_WHAT IS ASKED_
Begin at the line containing "Output the Python" in the entries below and end at the line containing "ax.axis('off')"; transcribe that range exactly and nothing outside it.
● ● ● ● ● ● ●
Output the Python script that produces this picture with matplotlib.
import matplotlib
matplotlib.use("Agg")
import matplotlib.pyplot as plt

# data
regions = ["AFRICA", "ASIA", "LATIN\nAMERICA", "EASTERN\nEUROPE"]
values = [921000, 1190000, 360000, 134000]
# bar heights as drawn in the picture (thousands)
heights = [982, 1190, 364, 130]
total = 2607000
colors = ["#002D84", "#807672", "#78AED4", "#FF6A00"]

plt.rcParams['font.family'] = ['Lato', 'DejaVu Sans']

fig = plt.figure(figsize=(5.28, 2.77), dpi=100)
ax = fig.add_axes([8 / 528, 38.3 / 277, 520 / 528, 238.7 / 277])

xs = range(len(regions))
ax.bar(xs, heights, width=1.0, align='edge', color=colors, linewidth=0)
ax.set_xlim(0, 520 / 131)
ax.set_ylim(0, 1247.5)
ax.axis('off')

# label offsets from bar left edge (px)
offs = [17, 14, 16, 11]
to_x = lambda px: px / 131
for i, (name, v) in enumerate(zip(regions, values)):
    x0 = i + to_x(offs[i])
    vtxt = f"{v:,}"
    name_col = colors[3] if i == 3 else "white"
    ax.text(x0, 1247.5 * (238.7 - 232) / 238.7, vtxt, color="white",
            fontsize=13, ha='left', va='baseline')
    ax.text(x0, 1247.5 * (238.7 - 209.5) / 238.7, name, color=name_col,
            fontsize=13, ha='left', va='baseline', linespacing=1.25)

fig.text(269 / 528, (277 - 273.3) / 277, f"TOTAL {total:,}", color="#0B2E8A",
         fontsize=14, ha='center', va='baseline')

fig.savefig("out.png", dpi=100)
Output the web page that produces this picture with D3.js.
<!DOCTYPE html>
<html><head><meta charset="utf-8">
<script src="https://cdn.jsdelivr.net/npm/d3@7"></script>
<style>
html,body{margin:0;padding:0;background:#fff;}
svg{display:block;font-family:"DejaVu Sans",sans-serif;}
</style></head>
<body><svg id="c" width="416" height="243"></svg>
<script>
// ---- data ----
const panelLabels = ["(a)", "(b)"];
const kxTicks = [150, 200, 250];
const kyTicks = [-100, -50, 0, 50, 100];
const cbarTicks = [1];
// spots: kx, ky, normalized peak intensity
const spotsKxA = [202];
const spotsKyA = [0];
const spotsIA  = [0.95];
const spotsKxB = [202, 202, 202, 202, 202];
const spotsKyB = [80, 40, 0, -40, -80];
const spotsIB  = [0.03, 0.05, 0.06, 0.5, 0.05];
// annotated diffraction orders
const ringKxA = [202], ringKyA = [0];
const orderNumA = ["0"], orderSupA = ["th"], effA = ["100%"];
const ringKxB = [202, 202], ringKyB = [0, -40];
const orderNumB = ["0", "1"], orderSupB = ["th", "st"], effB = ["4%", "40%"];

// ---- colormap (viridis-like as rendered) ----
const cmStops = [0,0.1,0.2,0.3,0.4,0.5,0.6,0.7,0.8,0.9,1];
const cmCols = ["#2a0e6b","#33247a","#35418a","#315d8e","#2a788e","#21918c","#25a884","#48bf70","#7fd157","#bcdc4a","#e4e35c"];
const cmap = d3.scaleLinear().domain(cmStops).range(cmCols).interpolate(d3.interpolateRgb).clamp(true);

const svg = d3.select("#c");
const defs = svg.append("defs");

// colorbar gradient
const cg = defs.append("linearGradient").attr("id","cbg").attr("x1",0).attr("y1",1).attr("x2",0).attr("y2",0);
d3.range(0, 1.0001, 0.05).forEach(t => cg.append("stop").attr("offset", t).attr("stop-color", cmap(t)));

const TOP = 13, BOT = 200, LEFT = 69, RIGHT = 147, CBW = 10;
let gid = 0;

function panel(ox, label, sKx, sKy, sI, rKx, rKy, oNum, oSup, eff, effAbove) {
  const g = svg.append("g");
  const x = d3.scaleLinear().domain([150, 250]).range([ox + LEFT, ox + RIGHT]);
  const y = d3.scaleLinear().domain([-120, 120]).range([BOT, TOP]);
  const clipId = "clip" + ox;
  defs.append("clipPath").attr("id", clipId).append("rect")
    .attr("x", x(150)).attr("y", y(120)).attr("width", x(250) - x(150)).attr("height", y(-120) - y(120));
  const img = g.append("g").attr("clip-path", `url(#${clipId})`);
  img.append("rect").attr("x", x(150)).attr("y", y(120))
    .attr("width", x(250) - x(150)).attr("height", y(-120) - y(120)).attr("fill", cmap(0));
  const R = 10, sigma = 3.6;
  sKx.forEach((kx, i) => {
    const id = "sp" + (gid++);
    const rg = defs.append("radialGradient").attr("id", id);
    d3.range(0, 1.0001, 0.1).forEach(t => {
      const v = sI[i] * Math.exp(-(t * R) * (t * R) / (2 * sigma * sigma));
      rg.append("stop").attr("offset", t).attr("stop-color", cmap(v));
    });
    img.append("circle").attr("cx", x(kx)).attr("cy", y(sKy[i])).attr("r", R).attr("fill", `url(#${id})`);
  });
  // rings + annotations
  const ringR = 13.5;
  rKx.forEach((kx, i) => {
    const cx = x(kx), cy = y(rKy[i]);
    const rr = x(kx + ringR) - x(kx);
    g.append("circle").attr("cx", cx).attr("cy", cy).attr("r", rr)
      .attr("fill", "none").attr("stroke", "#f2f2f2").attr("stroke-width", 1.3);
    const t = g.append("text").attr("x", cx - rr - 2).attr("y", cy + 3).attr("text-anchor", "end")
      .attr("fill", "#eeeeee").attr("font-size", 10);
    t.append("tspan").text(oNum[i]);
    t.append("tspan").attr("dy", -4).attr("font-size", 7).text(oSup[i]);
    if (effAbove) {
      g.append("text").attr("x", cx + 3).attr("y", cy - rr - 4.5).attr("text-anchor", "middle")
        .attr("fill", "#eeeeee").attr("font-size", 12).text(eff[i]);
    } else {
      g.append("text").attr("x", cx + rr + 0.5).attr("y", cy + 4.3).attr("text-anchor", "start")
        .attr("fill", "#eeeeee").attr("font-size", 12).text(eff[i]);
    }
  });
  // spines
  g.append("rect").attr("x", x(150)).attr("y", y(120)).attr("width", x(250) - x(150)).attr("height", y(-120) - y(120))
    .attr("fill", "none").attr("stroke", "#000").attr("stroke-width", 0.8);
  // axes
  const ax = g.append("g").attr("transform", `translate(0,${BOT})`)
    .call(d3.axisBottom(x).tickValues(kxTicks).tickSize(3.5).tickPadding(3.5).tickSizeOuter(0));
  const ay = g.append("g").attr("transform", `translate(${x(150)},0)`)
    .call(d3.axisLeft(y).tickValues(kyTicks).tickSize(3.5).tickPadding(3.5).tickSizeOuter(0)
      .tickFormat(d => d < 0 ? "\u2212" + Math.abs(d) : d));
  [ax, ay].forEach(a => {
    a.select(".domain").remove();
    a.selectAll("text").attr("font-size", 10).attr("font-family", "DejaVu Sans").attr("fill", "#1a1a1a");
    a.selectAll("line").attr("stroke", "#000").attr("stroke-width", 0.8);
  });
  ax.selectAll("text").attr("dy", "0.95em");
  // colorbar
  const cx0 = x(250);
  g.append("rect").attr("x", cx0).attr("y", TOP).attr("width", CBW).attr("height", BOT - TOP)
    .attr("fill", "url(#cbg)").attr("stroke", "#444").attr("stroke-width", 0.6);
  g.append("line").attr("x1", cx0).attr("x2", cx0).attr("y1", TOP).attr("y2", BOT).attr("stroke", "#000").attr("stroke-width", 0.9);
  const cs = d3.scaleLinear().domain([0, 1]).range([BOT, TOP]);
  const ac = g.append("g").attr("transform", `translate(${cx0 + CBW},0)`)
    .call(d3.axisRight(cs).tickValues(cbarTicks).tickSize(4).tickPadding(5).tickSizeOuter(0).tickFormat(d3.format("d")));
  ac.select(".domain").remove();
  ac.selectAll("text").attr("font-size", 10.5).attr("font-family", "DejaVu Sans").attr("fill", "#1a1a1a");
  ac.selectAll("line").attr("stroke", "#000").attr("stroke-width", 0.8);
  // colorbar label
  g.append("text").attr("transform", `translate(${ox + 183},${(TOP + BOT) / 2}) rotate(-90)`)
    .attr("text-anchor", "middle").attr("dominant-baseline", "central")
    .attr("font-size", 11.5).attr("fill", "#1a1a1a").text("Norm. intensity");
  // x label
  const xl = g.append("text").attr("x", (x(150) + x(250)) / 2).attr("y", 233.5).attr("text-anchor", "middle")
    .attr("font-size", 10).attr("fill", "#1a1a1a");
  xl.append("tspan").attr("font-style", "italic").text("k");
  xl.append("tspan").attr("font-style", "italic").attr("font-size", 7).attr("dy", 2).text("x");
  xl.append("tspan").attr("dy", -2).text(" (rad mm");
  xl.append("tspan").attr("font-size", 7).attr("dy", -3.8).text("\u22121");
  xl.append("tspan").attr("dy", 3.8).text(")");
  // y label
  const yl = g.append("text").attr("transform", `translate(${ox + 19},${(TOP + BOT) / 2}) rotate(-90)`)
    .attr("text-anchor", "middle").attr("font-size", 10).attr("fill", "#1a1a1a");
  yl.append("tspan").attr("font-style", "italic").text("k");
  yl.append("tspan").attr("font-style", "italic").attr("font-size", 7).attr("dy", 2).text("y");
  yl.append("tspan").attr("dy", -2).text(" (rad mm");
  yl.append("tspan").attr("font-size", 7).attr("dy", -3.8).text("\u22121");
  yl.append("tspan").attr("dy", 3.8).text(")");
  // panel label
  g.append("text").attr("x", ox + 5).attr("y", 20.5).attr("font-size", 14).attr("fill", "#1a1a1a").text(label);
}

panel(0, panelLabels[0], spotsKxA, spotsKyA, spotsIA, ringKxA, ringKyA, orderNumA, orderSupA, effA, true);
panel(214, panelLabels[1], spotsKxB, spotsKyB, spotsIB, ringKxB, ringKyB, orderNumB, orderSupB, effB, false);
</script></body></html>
● ● ● ● ● ● ●
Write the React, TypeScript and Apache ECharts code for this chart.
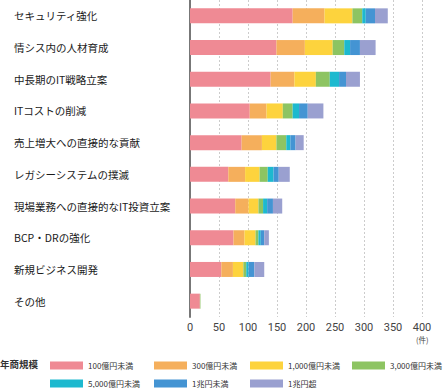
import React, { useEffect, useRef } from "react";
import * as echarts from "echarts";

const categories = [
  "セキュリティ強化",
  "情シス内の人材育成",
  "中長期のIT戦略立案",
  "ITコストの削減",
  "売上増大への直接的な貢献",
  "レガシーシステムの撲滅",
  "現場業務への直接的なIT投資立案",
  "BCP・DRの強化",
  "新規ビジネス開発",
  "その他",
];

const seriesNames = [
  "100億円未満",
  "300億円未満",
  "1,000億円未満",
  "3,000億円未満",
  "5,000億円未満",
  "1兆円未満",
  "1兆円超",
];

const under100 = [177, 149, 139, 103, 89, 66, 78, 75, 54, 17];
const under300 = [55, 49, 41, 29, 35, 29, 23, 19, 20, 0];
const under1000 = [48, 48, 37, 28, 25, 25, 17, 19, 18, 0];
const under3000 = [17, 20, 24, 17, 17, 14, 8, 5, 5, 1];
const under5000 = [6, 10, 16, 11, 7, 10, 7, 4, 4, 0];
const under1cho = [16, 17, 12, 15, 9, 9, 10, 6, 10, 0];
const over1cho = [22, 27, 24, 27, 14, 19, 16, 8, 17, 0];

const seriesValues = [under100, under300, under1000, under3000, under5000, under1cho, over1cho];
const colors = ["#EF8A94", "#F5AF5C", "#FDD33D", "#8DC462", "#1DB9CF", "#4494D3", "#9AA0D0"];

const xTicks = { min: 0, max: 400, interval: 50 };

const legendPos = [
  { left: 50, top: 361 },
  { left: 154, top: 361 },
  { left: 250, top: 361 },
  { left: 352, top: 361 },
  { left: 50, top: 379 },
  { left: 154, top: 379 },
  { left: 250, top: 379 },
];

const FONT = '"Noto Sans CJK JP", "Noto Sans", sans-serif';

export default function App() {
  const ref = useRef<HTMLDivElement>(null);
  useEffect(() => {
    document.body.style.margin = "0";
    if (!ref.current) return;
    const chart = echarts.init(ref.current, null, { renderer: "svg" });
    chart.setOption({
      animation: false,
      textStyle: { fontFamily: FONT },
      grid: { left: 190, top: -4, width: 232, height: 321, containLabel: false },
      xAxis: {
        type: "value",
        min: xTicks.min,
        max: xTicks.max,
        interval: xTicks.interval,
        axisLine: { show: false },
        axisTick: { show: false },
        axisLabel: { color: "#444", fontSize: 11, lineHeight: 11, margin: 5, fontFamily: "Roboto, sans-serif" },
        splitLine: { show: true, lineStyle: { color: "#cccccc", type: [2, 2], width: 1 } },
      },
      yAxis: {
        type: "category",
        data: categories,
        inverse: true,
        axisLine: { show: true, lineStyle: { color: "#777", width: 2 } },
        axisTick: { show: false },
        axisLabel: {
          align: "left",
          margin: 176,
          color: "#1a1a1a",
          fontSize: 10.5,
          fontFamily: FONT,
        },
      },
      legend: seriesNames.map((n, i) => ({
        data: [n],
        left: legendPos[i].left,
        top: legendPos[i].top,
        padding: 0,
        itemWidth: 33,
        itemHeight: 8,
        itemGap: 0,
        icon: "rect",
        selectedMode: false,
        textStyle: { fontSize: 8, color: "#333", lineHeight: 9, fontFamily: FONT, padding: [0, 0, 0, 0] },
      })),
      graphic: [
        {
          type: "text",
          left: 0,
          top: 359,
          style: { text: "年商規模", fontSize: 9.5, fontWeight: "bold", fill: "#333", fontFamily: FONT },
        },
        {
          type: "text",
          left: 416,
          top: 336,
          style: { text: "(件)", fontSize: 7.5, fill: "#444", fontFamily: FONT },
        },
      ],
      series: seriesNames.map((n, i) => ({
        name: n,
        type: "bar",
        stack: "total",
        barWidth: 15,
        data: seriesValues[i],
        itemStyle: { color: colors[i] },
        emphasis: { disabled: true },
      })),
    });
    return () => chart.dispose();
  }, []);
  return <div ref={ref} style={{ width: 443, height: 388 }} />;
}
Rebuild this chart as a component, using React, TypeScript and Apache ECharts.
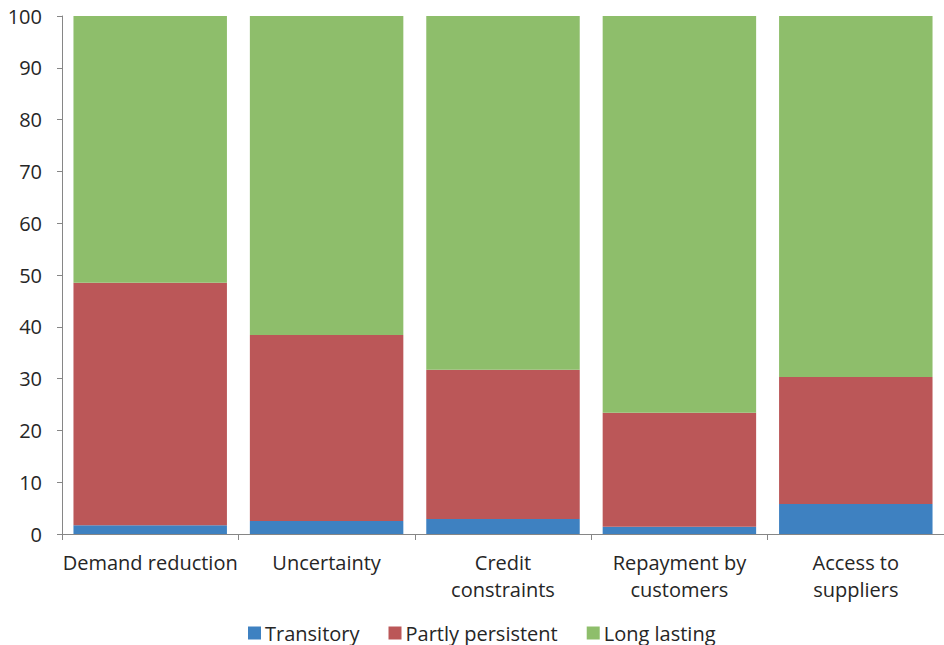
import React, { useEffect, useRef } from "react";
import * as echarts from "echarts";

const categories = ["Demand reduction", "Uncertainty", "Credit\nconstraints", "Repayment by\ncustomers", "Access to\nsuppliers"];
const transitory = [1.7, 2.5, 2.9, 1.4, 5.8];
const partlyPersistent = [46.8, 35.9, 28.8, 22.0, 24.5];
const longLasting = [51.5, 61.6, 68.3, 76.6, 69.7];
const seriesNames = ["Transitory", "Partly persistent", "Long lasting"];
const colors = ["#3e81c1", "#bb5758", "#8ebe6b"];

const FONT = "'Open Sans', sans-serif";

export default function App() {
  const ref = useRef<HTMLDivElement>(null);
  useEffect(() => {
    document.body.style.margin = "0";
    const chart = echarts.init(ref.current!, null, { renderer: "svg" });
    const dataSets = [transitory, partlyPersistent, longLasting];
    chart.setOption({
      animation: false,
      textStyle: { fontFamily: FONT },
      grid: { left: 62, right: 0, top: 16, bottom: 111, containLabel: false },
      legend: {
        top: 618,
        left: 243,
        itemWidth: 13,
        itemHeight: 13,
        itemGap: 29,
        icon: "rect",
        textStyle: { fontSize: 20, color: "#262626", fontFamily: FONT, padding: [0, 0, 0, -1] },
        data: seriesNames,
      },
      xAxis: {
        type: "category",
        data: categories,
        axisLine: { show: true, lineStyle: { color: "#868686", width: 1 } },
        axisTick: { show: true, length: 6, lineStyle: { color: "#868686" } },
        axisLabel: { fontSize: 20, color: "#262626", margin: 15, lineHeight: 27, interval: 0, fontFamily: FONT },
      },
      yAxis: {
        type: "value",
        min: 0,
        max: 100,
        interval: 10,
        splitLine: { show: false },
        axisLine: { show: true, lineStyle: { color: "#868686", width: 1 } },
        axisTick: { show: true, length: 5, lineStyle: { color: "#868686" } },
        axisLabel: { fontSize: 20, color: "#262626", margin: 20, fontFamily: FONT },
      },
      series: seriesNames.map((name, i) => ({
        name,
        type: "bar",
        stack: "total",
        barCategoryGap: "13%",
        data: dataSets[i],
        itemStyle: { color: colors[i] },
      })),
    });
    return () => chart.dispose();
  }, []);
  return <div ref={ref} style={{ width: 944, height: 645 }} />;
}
● ● ● ● ● ● ●
_OUTPUT FOR THIS EXERCISE_
Output the Python script that produces this picture with matplotlib.
import matplotlib
matplotlib.use("Agg")
import matplotlib.pyplot as plt

# data
regions = ["AFRICA", "ASIA", "LATIN\nAMERICA", "EASTERN\nEUROPE"]
values = [921000, 1190000, 360000, 134000]
# bar heights as drawn in the picture (thousands)
heights = [982, 1190, 364, 130]
total = 2607000
colors = ["#002D84", "#807672", "#78AED4", "#FF6A00"]

plt.rcParams['font.family'] = ['Lato', 'DejaVu Sans']

fig = plt.figure(figsize=(5.28, 2.77), dpi=100)
ax = fig.add_axes([8 / 528, 38.3 / 277, 520 / 528, 238.7 / 277])

xs = range(len(regions))
ax.bar(xs, heights, width=1.0, align='edge', color=colors, linewidth=0)
ax.set_xlim(0, 520 / 131)
ax.set_ylim(0, 1247.5)
ax.axis('off')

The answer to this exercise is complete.